> **INSTRUCTION**: Take the lines from the head of the listing through the one bearing "14, 16, 18];" and copy them exactly, leaving every picture out.

> **DATASET EXCERPT**:
----

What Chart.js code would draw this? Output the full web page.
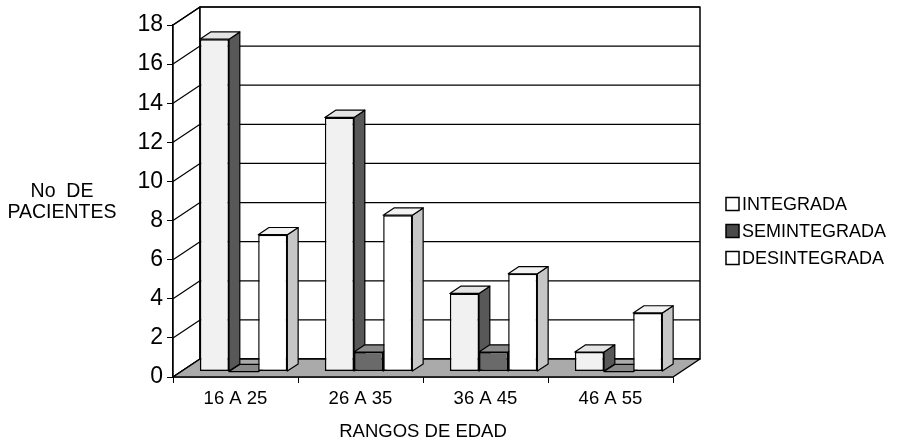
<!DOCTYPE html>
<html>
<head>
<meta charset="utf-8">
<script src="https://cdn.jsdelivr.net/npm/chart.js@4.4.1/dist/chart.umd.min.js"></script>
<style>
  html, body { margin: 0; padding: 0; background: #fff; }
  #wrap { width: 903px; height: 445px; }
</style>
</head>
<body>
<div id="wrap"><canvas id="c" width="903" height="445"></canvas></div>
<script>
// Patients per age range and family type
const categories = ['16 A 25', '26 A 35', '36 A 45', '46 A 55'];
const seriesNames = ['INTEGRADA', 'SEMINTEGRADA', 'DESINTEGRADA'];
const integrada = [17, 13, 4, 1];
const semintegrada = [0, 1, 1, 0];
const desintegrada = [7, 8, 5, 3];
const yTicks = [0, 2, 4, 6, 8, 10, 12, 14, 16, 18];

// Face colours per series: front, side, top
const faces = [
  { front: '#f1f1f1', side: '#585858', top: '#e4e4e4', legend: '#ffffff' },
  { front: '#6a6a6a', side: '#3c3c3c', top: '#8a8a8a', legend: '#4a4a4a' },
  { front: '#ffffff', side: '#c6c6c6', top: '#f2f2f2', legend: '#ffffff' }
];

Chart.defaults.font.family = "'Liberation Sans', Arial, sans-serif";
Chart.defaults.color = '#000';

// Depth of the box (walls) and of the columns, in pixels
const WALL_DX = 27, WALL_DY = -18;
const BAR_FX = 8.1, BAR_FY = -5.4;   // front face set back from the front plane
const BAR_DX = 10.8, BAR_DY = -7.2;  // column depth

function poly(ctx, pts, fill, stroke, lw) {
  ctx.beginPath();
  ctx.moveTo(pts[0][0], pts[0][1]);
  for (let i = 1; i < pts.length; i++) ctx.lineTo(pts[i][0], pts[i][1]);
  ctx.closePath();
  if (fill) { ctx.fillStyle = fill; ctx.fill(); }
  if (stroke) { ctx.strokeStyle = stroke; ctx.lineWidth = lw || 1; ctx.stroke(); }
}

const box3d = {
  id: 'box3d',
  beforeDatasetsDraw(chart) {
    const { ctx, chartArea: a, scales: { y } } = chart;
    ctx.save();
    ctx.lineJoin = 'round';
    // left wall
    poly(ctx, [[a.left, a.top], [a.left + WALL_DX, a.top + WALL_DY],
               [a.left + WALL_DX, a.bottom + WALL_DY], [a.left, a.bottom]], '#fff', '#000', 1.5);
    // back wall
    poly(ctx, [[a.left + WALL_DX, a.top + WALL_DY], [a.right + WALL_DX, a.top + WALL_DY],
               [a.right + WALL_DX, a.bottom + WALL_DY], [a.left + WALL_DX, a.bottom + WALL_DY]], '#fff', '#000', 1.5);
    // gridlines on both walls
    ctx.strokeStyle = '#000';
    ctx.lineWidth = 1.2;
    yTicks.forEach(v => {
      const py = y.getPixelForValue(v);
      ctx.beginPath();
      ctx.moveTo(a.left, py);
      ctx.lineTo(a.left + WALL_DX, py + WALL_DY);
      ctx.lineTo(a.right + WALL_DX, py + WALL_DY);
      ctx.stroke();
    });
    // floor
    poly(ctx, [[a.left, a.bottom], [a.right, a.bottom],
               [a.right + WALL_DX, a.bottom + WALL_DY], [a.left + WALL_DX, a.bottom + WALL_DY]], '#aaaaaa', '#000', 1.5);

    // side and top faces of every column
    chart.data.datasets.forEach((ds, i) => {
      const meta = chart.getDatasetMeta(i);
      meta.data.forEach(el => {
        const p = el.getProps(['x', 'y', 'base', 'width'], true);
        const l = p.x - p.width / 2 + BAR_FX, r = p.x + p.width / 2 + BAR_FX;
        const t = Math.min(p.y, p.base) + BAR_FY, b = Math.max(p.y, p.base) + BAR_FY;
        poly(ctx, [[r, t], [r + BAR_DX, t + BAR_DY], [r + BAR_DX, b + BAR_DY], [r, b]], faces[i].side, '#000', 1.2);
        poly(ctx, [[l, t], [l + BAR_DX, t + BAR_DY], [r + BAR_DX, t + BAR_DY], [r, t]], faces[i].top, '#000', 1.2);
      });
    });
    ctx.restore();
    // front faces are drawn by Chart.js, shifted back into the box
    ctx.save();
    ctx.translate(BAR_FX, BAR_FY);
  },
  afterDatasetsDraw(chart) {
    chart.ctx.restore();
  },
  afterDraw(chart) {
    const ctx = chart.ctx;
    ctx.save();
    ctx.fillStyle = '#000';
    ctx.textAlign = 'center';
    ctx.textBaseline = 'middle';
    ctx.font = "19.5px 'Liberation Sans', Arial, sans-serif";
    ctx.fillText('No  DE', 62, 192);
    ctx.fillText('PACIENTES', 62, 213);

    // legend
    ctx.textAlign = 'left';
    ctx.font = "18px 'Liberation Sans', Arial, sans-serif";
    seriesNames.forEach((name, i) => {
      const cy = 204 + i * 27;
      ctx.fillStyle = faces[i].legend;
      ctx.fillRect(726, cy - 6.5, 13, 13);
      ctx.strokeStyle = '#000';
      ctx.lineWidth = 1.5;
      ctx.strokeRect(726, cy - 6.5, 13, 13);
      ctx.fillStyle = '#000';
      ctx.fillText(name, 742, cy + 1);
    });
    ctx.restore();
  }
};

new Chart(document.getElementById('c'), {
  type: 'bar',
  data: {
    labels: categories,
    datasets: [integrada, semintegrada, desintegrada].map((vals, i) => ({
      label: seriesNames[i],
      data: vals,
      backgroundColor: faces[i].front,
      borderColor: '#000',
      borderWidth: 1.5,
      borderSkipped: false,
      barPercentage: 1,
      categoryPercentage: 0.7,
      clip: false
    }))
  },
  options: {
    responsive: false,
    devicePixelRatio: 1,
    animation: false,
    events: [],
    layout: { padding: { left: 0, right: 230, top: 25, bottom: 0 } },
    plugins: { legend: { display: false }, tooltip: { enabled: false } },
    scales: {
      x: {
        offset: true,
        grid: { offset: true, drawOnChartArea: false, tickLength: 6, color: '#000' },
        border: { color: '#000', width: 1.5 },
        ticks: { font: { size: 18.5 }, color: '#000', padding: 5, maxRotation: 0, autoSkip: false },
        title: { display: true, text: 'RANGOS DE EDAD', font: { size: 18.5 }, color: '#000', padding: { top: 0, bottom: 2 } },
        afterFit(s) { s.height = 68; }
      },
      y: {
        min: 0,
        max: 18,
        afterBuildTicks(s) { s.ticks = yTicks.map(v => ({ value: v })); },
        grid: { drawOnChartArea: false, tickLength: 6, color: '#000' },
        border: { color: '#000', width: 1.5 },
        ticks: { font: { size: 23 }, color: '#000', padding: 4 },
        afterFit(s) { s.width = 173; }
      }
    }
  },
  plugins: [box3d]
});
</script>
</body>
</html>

----

> **RESULT OF THE EXERCISE**:
What Chart.js code would draw this? Output the full web page.
<!DOCTYPE html>
<html>
<head>
<meta charset="utf-8">
<script src="https://cdn.jsdelivr.net/npm/chart.js@4.4.1/dist/chart.umd.min.js"></script>
<style>
  html, body { margin: 0; padding: 0; background: #fff; }
  #wrap { width: 903px; height: 445px; }
</style>
</head>
<body>
<div id="wrap"><canvas id="c" width="903" height="445"></canvas></div>
<script>
// Patients per age range and family type
const categories = ['16 A 25', '26 A 35', '36 A 45', '46 A 55'];
const seriesNames = ['INTEGRADA', 'SEMINTEGRADA', 'DESINTEGRADA'];
const integrada = [17, 13, 4, 1];
const semintegrada = [0, 1, 1, 0];
const desintegrada = [7, 8, 5, 3];
const yTicks = [0, 2, 4, 6, 8, 10, 12, 14, 16, 18];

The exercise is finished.